Population (2021-01-01)
- • Total: 6,111
- • Density: 275.8/km^{2} (714.2/sq mi)
- Time zone: UTC+1 (CET)
- • Summer (DST): UTC+2 (CEST)
- Postal code: 6094
- Area code: 05234
- Vehicle registration: IL
- Website: www.axams.tirol.gv.at

= Axams =

Axams is a municipality in the district of Innsbruck Land in the Austrian state of Tyrol.

The name "Axams" has a Celtic origin and means something like „Place in the height“. The emblem has a golden top on blue ground. In the previous century flax was important for the village. Axams grew in population in the last years.

== Geography ==
The community is located in the western low mountain range about 10 km southwest of Innsbruck. Immediate neighboring communities are Oberperfuss, Grinzens, Götzens, Kematen in Tirol, Unterperfuss and Birgitz. South of the main village are the Axamer Lizum and the Kalkkögel, which still belong to the municipal area. Further north lies the Zirler Berg. In the west the Sendersbach and in the east the Ruifachbach flow past Axams.

== Recent History ==
From 1904/1905 the electrification of Axams began.

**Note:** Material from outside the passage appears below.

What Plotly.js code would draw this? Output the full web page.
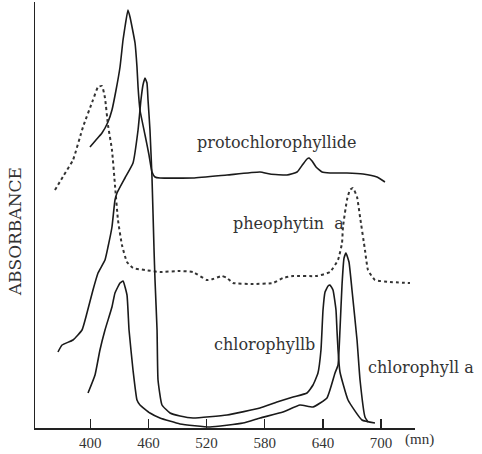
<!DOCTYPE html>
<html>
<head>
<meta charset="utf-8">
<script src="https://cdn.plot.ly/plotly-3.0.1.min.js"></script>
<style>html,body{margin:0;padding:0;background:#fff;}#chart{width:482px;height:454px;}</style>
</head>
<body>
<div id="chart"></div>
<script>
// Wavelength (nm) and absorbance (arbitrary units, curves offset as in the original figure)
const protoWl = [399.7,405.9,412.1,418.3,422.4,426.6,430.7,433.8,435.8,438.9,441,443.1,446.2,448.2,449.3,451.3,456.5,460.6,463.7,466.8,471.9,506,541.1,575.1,585.4,603,613.3,619.5,623.6,625.7,628.8,632.9,639.1,647.3,664.8,681.4,695.8,704];
const protoAbs = [281,288,295,306,318,338,361,388,401,418,411,401,385,361,341,318,293,273,256,251,250,250,253,256,254,253,256,264,269,270,267,261,256,255,255,254,251,246];

const pheoWl = [363.6,372.9,382.2,392.5,402.8,408,412.1,415.2,418.3,422.4,425.5,428.6,432.7,437.9,444.1,456.5,471.9,492.6,506,520.4,526.6,535.9,541.1,547.3,567.9,588.5,598.8,609.2,633.9,647.3,655.6,659.7,660.7,664.8,667.9,671,675.2,678.3,683.4,686.5,693.7,709.2,729.8];
const pheoAbs = [238,253,268,301,328,341,342,330,303,278,243,208,183,166,160,158,156,157,156,148,149,152,150,145,144,145,150,152,152,156,168,185,201,228,238,240,231,211,178,158,148,146,145];

const chlbWl = [366.7,370.9,382.2,391.5,396.6,402.8,408,415.2,418.3,422.4,425.5,427.6,435.8,444.1,449.3,452.3,454.4,456.5,458.5,459.6,461.6,463.7,465.8,466.8,468.9,469.9,474,482.3,492.6,506,541.1,575.1,592.6,609.2,623.6,629.8,634.9,638,640.1,642.2,645.3,647.3,650.4,653.5,654.5,655.6,657.6,665.9,680.3,693.7];
const chlbAbs = [76,83,88,98,115,138,155,168,181,201,228,235,250,265,298,328,343,350,345,328,298,250,178,148,98,48,23,15,12,10,13,20,26,31,35,43,55,78,118,136,142,143,138,118,98,78,56,28,8,5];

const chlaWl = [397.7,404.9,410,415.2,422.4,425.5,430.7,433.8,437.9,440,444.1,448.2,451.3,461.6,471.9,492.6,523.5,557.6,575.1,598.8,616.4,629.8,644.2,652.5,655.6,657.6,659.7,661.8,663.8,666.9,670,675.2,678.3,683.4,686.5];
const chlaAbs = [35,53,78,98,121,135,145,147,133,98,58,28,23,15,10,4,1,5,10,16,23,21,30,55,63,98,143,170,175,166,138,88,48,11,6];

const tickVals = [400,460,520,580,640,700];
const tickText = ['400','460','520','580','640','700'];

const solid = {color:'#1a1a1a', width:1.6, shape:'spline', smoothing:0.4};
const traces = [
  {name:'protochlorophyllide', x:protoWl, y:protoAbs, mode:'lines', line:solid},
  {name:'pheophytin a', x:pheoWl, y:pheoAbs, mode:'lines', line:{color:'#333', width:2, dash:'dot', shape:'spline', smoothing:0.4}},
  {name:'chlorophyll b', x:chlbWl, y:chlbAbs, mode:'lines', line:solid},
  {name:'chlorophyll a', x:chlaWl, y:chlaAbs, mode:'lines', line:solid}
];

const lblFont = {family:'DejaVu Serif, serif', size:16, color:'#333'};
function ann(text, x, y, font, extra) {
  return Object.assign({text:text, x:x, y:y, xref:'paper', yref:'paper', xanchor:'center', yanchor:'middle', showarrow:false, font:font}, extra || {});
}
const layout = {
  width:482, height:454,
  margin:{l:35, r:67, t:2, b:26},
  paper_bgcolor:'#fff', plot_bgcolor:'#fff',
  showlegend:false,
  xaxis:{range:[343,735], showline:true, linecolor:'#222', linewidth:1.5, ticks:'inside', ticklen:9, tickwidth:1.5, tickcolor:'#222',
         tickvals:tickVals, ticktext:tickText, showgrid:false, zeroline:false,
         tickfont:{family:'Liberation Serif, serif', size:15, color:'#333'}},
  yaxis:{range:[0,426], showline:true, linecolor:'#222', linewidth:1.5, ticks:'', showticklabels:false, showgrid:false, zeroline:false},
  annotations:[
    ann('protochlorophyllide', 0.637, 0.671, lblFont),
    ann('pheophytin\u00a0 a', 0.668, 0.481, lblFont),
    ann('chlorophyllb', 0.605, 0.195, lblFont),
    ann('chlorophyll a', 1.016, 0.143, lblFont),
    ann('(mn)', 1.013, -0.028, {family:'Liberation Serif, serif', size:15, color:'#333'}),
    ann('ABSORBANCE', -0.052, 0.46, {family:'DejaVu Serif, serif', size:17, color:'#333'}, {textangle:-90})
  ]
};
Plotly.newPlot('chart', traces, layout, {staticPlot:true, displayModeBar:false});
</script>
</body>
</html>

In the course of the First World War, the church bells were handed over in 1917 for the extraction of war metal.

Since 1926 there is a regulated bus service, one year later the regional children's home was opened.

The parish church received a new bell in 1948 and it was restored again between 1956 and 1958. In 1962–1963, the Lizum was connected to Axams by the construction of a road.

In 1964, almost all of the alpine disciplines of the Olympic Winter Games took place there, as well as at the 1976 Winter Games.

In 1980 Axams became the seat of the deanery of the same name.

In 1983 a devastating debris flow occurred here.

In 1998 the Lizum gets a snow-making system.

In 2007, the main school was renovated and expanded.

In 2009–2015, a merger of Axamer Lizum with Schlick 2000 was hotly and controversially discussed until the Tyrolean provincial government announced that the project was not legally feasible.

In February 2016, plans for a small hydroelectric power plant at the southern edge of the village and end of the Axamer Tal were publicized.